While not strictly a bone disorder, calcium deficiencies seriously affect the bones, causing them to become brittle. Parrots are prone to calcium deficiencies, which they lack from their diet, especially when they’re on a seed-based diet. Parrots need calcium to:
- Prevent hypocalcemia (calcium deficiency disease)
- Prevent self-destructive behaviors, such as feather mutilation
- Make eggshells healthy and strong
- Prevent muscle contractions
- Reduce muscle pain
- Improve balance and coordination
- Lower the risk of heart disease
- Lower cholesterol
African grey parrots are most likely to have a calcium deficiency. Parrots with a severe shortage may suddenly fall off their perch or develop random and sudden convulsions. Calcium supplements and cuttlebones are beneficial.
Rickets are the result of a calcium deficiency. The condition is also caused by a lack of vitamin D and phosphorous. It causes soft, rubbery bones and beaks and commonly affects younger parrots. Signs include:
- Resting while squatting
- Poor growth
- Soft bones and beak
- Weight loss
When the condition becomes advanced, parrots lose the ability to walk and stand because the bones become too weak. Adding calcium and other minerals can aid recovery, and exposing the parrot to sunlight is also recommended.
What To Do If A Parrot Has A Broken Bone
Parrots are most likely to break bones due to an accident. This could include falling off their perch or being accidentally stepped on by their owner. This is more likely to happen with smaller parrots, such as budgies.
When parrots experience a broken bone, they lose the ability to use the affected body part. Similarly, you’ll notice extreme changes in their behavior due to the pain and distress the broken bone causes.

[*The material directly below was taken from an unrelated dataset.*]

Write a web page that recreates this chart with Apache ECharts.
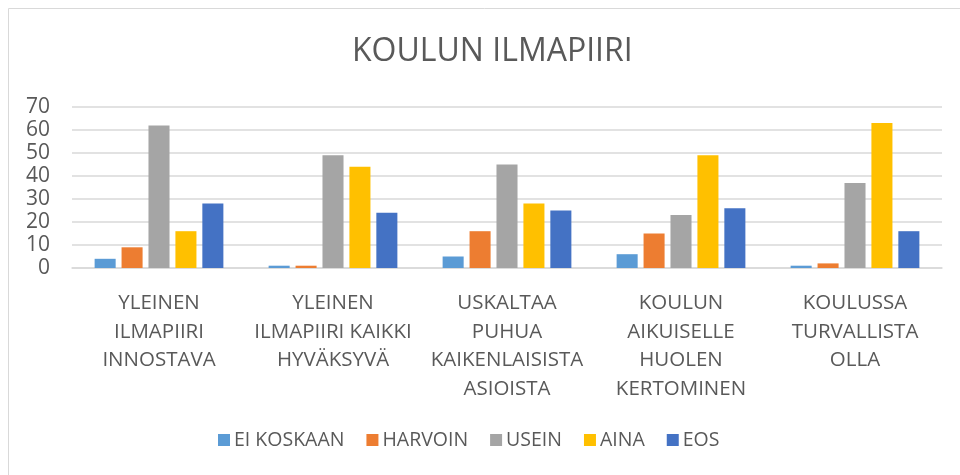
<html lang="fi">
<head>
    <meta charset="UTF-8">
    <title>Koulun ilmapiiri</title>
    <style>
        body { margin: 0; background: #fff; }
        #echart { width: 960px; height: 475px; }
    </style>
</head>
<body>
<div id="echart"></div>
<script src="https://cdn.jsdelivr.net/npm/echarts@6/dist/echarts.min.js"></script>
<script>
    // kategoriat (rivitetty kuten kuvassa)
    const categories = [
        'YLEINEN\nILMAPIIRI\nINNOSTAVA',
        'YLEINEN\nILMAPIIRI KAIKKI\nHYVÄKSYVÄ',
        'USKALTAA\nPUHUA\nKAIKENLAISISTA\nASIOISTA',
        'KOULUN\nAIKUISELLE\nHUOLEN\nKERTOMINEN',
        'KOULUSSA\nTURVALLISTA\nOLLA'
    ]
    const seriesNames = ['EI KOSKAAN', 'HARVOIN', 'USEIN', 'AINA', 'EOS']
    const eiKoskaan = [4, 1, 5, 6, 1]
    const harvoin = [9, 1, 16, 15, 2]
    const usein = [62, 49, 45, 23, 37]
    const aina = [16, 44, 28, 49, 63]
    const eos = [28, 24, 25, 26, 16]
    const yTicks = [0, 10, 20, 30, 40, 50, 60, 70]

    const colors = ['#5B9BD5', '#ED7D31', '#A5A5A5', '#FFC000', '#4472C4']
    const values = [eiKoskaan, harvoin, usein, aina, eos]
    const font = '"Open Sans", sans-serif'
    const textColor = '#595959'

    let echart = echarts.init(document.getElementById('echart'))

    echart.setOption({
        animation: false,
        color: colors,
        title: {
            text: 'KOULUN ILMAPIIRI',
            left: 347,
            top: 31,
            textStyle: { fontFamily: font, fontSize: 32, fontWeight: 'normal', color: textColor }
        },
        graphic: [{
            type: 'rect',
            shape: { x: 8.5, y: 8.5, width: 1000, height: 1000 },
            style: { fill: 'none', stroke: '#d9d9d9', lineWidth: 1 }
        }],
        legend: {
            bottom: 20,
            left: 213,
            itemWidth: 12,
            itemHeight: 12,
            itemGap: 22,
            icon: 'rect',
            textStyle: { fontFamily: font, fontSize: 19.5, color: textColor, padding: [0, 0, 0, -1] },
            data: seriesNames
        },
        grid: { left: 72, right: 18, top: 107, bottom: 207, containLabel: false },
        xAxis: {
            type: 'category',
            data: categories,
            axisTick: { show: false },
            axisLine: { lineStyle: { color: '#d9d9d9', width: 1.5 } },
            axisLabel: {
                interval: 0,
                margin: 21,
                fontFamily: font,
                fontSize: 20.5,
                lineHeight: 28.5,
                color: textColor
            }
        },
        yAxis: {
            type: 'value',
            min: yTicks[0],
            max: yTicks[yTicks.length - 1],
            interval: 10,
            axisLine: { show: false },
            axisTick: { show: false },
            splitLine: { lineStyle: { color: '#d9d9d9', width: 1.5 } },
            axisLabel: { margin: 22, fontFamily: font, fontSize: 21, color: textColor }
        },
        series: seriesNames.map((name, i) => ({
            type: 'bar',
            name: name,
            data: values[i],
            barGap: '28%',
            barCategoryGap: '26%'
        }))
    })
</script>
</body>
</html>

As a result, you must consider a broken bone an emergency and take the parrot to an avian vet. Don’t leave it to get better on its own, as a parrot might lose full use of its limb. As mentioned, a vet will undertake these treatments:
- Splinting. This could last for a month or more, depending on the severity of the break.
- Surgery. Vets will stabilize the break or fracture using surgical implants.
- Physiotherapy. Parrots must undergo physical therapy to loosen the muscles and joints around the broken bone.
Flying enables parrots to seek out new habitats, find food, and flee from predators. Weight-saving adaptations have replaced many bones to accommodate the day-to-day needs of parrots. So, the parrots’ advanced musculoskeletal system is fundamental to their survival in the wild.